The play also took me back to 2013, when I visited Israel and toured Yad Vashem, the World Holocaust Remembrance Center, and walked on a glass floor with a display of Holocaust victims’ shoes beneath it. Were Anne’s shoes there? Her sister Margot’s?

Outside, we walked through an underground cavern lit only by memorial candles resembling shooting stars that pierced the darkness while a voice recited the names, ages and hometowns of each of the 1.5 million Jewish children murdered in the Holocaust. We also visited the Hall of Remembrance, where a mosaic floor lists the names of 22 infamous murder sites and a stone crypt contains the ashes of Jews exterminated during the Holocaust. I wondered if that was the final resting place of Annelies Marie “Anne” Frank and her sister, Margot Betti Frank, who died of typhus within a day of each other in February 1945 at the Bergen-Belson concentration camp.

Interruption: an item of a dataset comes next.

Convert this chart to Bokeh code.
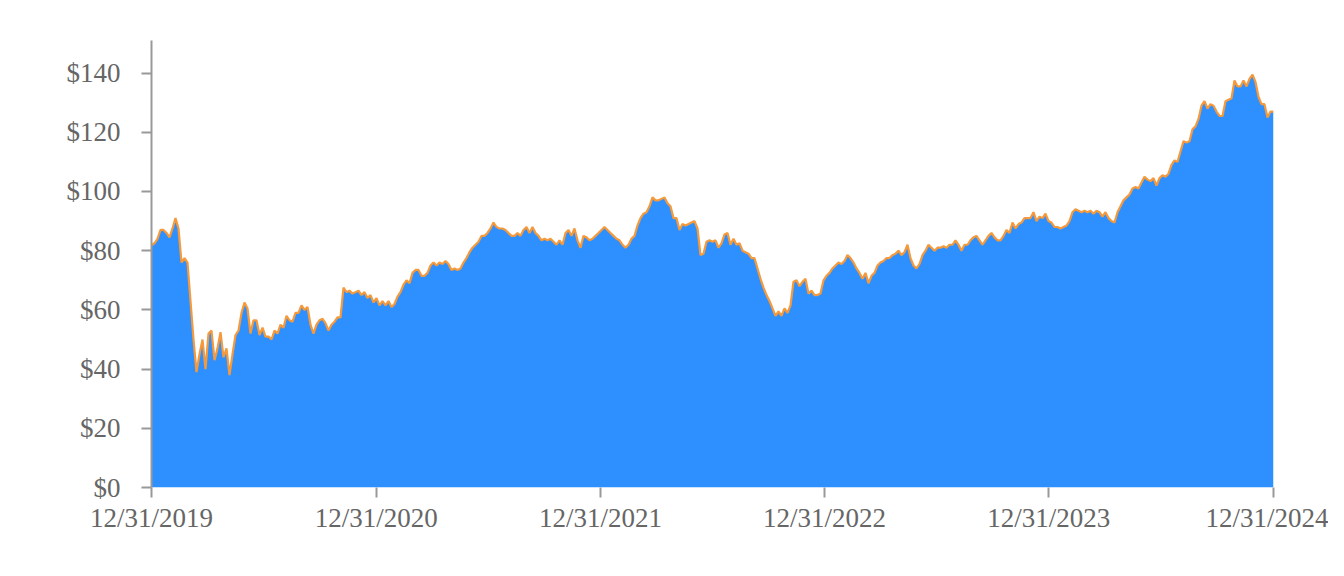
import numpy as np
import pandas as pd
from bokeh.plotting import figure
from bokeh.models import FixedTicker, NumeralTickFormatter, DatetimeTickFormatter, ColumnDataSource, Range1d
from bokeh.embed import file_html
from bokeh.resources import INLINE

start_date = "2019-12-31"
end_date = "2024-12-31"

prices = [
    81.8, 82.5, 84, 87, 87, 86, 84.5, 87.5, 91, 87.5, 76, 77.5, 76, 63, 50, 39, 45, 50, 40, 52,
    53, 43, 47, 52.5, 44, 47, 38, 45, 51.5, 53, 59, 62.5, 60.5, 52, 56.5, 56.5, 51.5, 54, 51, 51,
    50, 53, 52, 55, 54, 58, 56.5, 56, 59, 59, 61.5, 60, 61, 55, 52, 55, 56.5, 57, 55.5, 53,
    55, 56, 57.5, 57.5, 67.5, 66, 66.5, 65.5, 66, 66.5, 65, 66, 64, 65, 62.5, 64, 61.5, 63, 61.5, 63,
    61, 62, 64.5, 66, 68.5, 70, 69, 72.5, 73.5, 73.5, 71.5, 71.5, 72.5, 75, 76, 75, 76, 75.5, 76.5, 75.5,
    73.5, 74, 73.5, 74, 76, 77.5, 79.5, 81, 82, 83, 85, 85, 86, 87.5, 89.5, 88, 87.5, 87.5, 87, 86,
    85, 85, 86, 85, 87, 88, 86, 88, 86, 85, 83.5, 84, 83.5, 84, 83, 82, 83.5, 82, 86, 87,
    85, 87.5, 83.5, 81, 85, 84.5, 83.5, 84, 85, 86, 87, 88, 87, 86, 85, 84, 83.5, 82, 81, 82,
    84, 85, 88.5, 91, 92.5, 93, 95, 98, 97, 97, 97.5, 98, 96, 95, 91, 91, 87, 89, 88.5, 89,
    89.5, 90, 87.5, 78.5, 79, 83, 83.5, 83, 83.5, 81, 82.5, 85.5, 86, 82, 84, 82, 82.5, 80, 79.5, 79,
    77.5, 77.5, 74, 70.5, 67.5, 65, 63, 60.5, 58, 59.5, 58, 60.5, 59, 61.5, 69.5, 70, 68, 69.5, 70.5, 65.5,
    66.5, 65, 65, 65.5, 70, 71.5, 72.5, 74, 75, 76, 75.5, 76.5, 78.5, 77.5, 76, 74, 72.5, 70.5, 72.5, 69,
    71.5, 72.5, 75, 76, 76.5, 77.5, 77.5, 78.5, 79, 80, 78.5, 79.5, 82, 77.5, 75, 74, 75.5, 78.5, 80, 82,
    81, 80, 81, 81, 81.5, 81, 82, 82, 83.5, 82, 80, 82, 82, 83.5, 84.5, 85, 83.5, 82, 83.5, 85,
    86, 84.5, 83.5, 83.5, 85, 87, 86, 89.5, 87.5, 89, 89.5, 91, 91, 91, 93, 90, 91.5, 91, 92.5, 90,
    89.5, 88, 88, 87.5, 88, 88.5, 90, 93, 94, 93.5, 93, 93.5, 93, 93.5, 92.5, 93.5, 93, 91.5, 93, 91,
    90, 89.5, 93, 95, 97, 98, 99, 101, 101.5, 101, 103, 105, 104, 103.5, 104.5, 102, 104.5, 105.5, 105, 106,
    109, 110.5, 110, 113.5, 117, 116.5, 117, 121, 122, 124.5, 129, 130.5, 128, 129.5, 129, 127, 125.5, 125.5, 130.5, 131,
    131.5, 137.5, 135.5, 135.5, 137.5, 135.5, 138, 139.5, 137, 132, 129.5, 129.5, 125, 127, 127,
]

dates = pd.date_range(start_date, end_date, periods=len(prices))
y_ticks = [0, 20, 40, 60, 80, 100, 120, 140]
x_tick_dates = ["2019-12-31", "2020-12-31", "2021-12-31", "2022-12-31", "2023-12-31", "2024-12-31"]

source = ColumnDataSource(dict(date=dates, price=prices, base=[0] * len(prices)))

p = figure(width=1328, height=567, x_axis_type="datetime", output_backend="svg",
           toolbar_location=None, min_border_left=151, min_border_right=55,
           min_border_top=40, min_border_bottom=80)
p.x_range = Range1d(pd.Timestamp(start_date), pd.Timestamp(end_date))
p.y_range = Range1d(0, 151)

p.varea(x="date", y1="base", y2="price", source=source, fill_color="#2E8FFF")
p.line(x="date", y="price", source=source, line_color="#F59A3C", line_width=2.2)

p.xgrid.visible = False
p.ygrid.visible = False
p.outline_line_color = None
p.background_fill_color = "white"
p.border_fill_color = "white"

tick_ms = [pd.Timestamp(d).value // 10**6 for d in x_tick_dates]
p.xaxis.ticker = FixedTicker(ticks=tick_ms)
fmt = "%m/%d/%Y"
p.xaxis.formatter = DatetimeTickFormatter(milliseconds=fmt, seconds=fmt, minsec=fmt, minutes=fmt,
                                          hourmin=fmt, hours=fmt, days=fmt, months=fmt, years=fmt)
p.yaxis.ticker = FixedTicker(ticks=y_ticks)
p.yaxis.formatter = NumeralTickFormatter(format="$0")

for ax in (p.xaxis, p.yaxis):
    ax.major_label_text_font = "Liberation Serif"
    ax.major_label_text_font_size = "27px"
    ax.major_label_text_color = "#666666"
    ax.axis_line_color = "#999999"
    ax.axis_line_width = 2
    ax.major_tick_line_color = "#999999"
    ax.major_tick_line_width = 2
    ax.major_tick_in = 0
    ax.major_tick_out = 10
    ax.minor_tick_line_color = None

p.xaxis.axis_line_color = None
p.yaxis.major_label_standoff = 21
p.xaxis.major_label_standoff = 5

open("out.html", "w").write(file_html(p, INLINE))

The Evergreen Playhouse brought Anne’s story to Centralia with authentic reality. In fact, after the performance, I spoke with Theresa McKenzieSullivan, who portrayed a female SS agent. She pointed out that the SS uniform she wore was authentic, once worn by hunters of Jews in hiding. 

Her words sent chills up my spine. The actors felt the same.

“They all hated putting those uniforms on and only kept them on as long as they had to,” Carrina said. “They all said they felt a real dark presence being in them.”

Ruby plans to continue acting. She also plays the violin in the W.F. West orchestra, takes vocal lessons, and participates in tennis. She may pursue acting, or perhaps she’ll teach music. Whatever path she follows, she’s likely to excel.

The director, Danielle Kays, described “The Diary of Anne Frank” as one of her passion projects.

“It is my hope that we bring her words to life today,” she wrote. “It is important that the Frank family, the Van Daan family, Mr. Dussel, the helpers and all of the unnamed do not go quietly into the night. Their stories should be shared. Their lives were important. Their dreams were real. And through Anne’s words, we can remember and honor them.”